Softwares like FreeCAD [[1]], Inkscape [[2]], and LibreCAD [[3]] are completely free, open source and cross-platform, which means that virtually anyone can use them without having to pay any license. This practice breaks a thick barrier and allows you and future users to easily produce spare parts and/or edit your project without starting from scratch, saving time and resources. Same principle can be applied to the CAM software that is used to generate the gcode, there are some open source applications [[4]] [[5]] that can be use instead of commercial ones.


Also, it can be a very good idea to organize your files into a well-structured directory where you document the steps that are necessary to rebuild your piece. In this regard, it might be useful to consult the guideline of the open hardware foundation [[6]], where they explain in details how this task can be accomplished.

Being fast

When using a laser cutter, it’s quite important that you make sure your pieces are made in the fastest way possible, so that the energy consumed for the production is as low as possible, and the machine is not overstressed and therefore lasts longer

Low power cuts instead of engraving

The tasks that a laser cutter does are basically two: cutting and engraving. The first one is the fastest as the machine moves to cut a single line, while in the second, the machine acts as a plotter and moves and fires a lot in order to engrave an area.

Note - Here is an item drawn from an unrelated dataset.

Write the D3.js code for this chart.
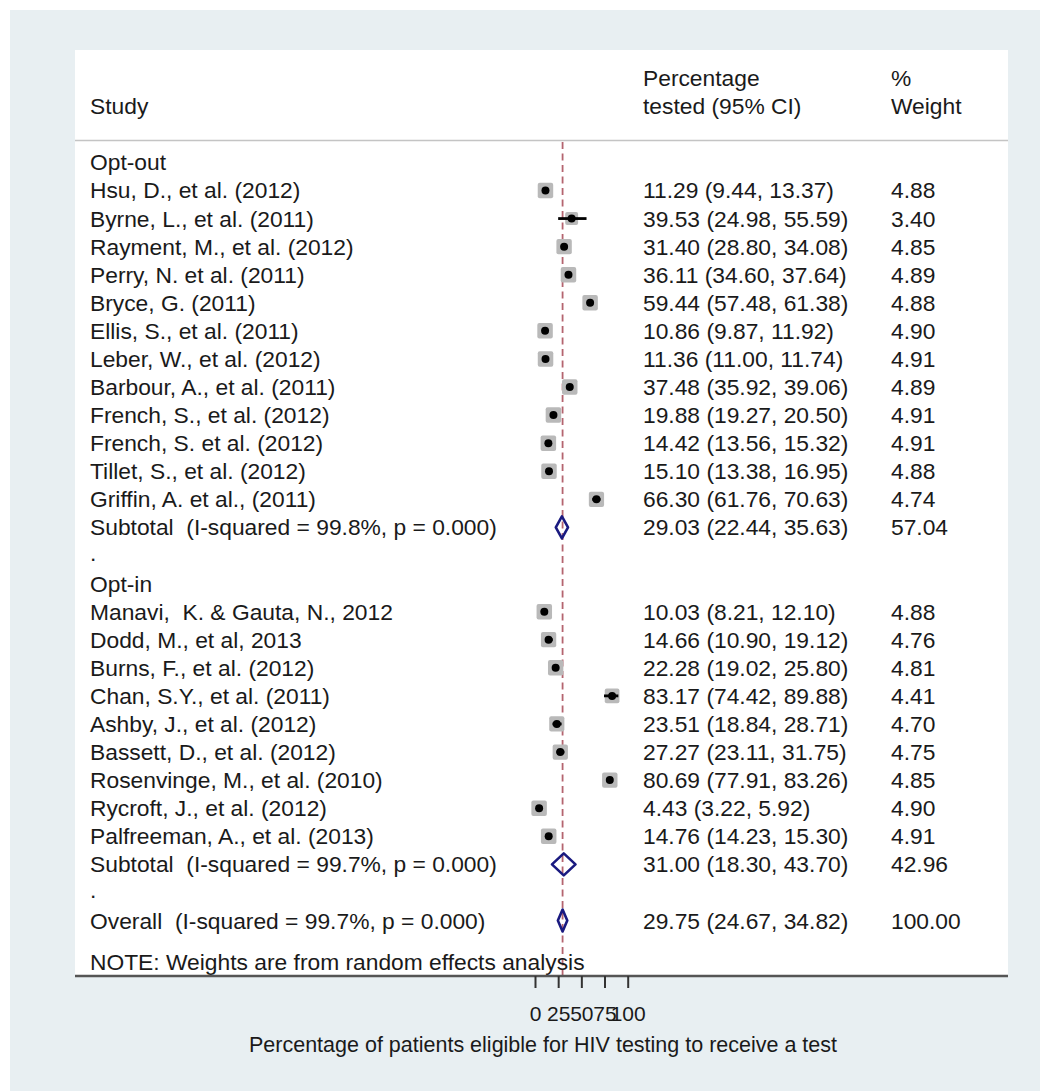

A good practice that can spare your machine a lot of work can be engraving the contour of a given area and using textures made out of lines instead of engraving a whole area, using the same setting as cutting but using an amount of power that is not enough to cut through the surface.

Parts Positioning

Another important aspect is to position your parts correctly, keeping them well close so that the machine doesn’t have to move uselessly and the material wasted is as less as possible. Also, to have a small-sized design, such as a business card, pins, gadgets etc.. for filling the gaps between parts that sometimes are unavoidable can be an idea to avoid material waste for no reason.

Test Junctions, Tolerances etc..

If your design involves some mechanical properties that are potentially tricky, such as joints, t-slots, and other components of this kind, make sure you test them by designing specific small-sized parts and/or by cutting a portion of your design before laser-cutting the whole project


Laser cutters can cut many different materials, and it is more than advisable that users consider the environmental consequences of using them. Materials like MDF [[9]], for instance, are very cheap but based on synthetic adhesives. MDF is not biodegradable and has no carbon offset value, so it is better not to use it. Also, keep in mind that a lasercutter basically burns a material to cut it, and because of this, there are many materials that are not usable with those machines due to the toxic emissions that they provoke when burning (for example PVC, but the list is quite long [[13]]).

Instead, it is advisable to go for cardboard, which is extremely easy to get, carry around, and recycle. Also, when working with wood (very common material for laser cutting), ensure it comes from a sustainable chain, such as FSC [[7]] or PEFC [[8]]-certified wood.

When working with textiles as well, materials like felt are preferable to synthetic materials such as nylon and neoprene [[10]].

In short, try to do some research when choosing the materials to use in your project, institutions like the European Union [[11]]. and the United Nation [[12]] do provide resources in this regard.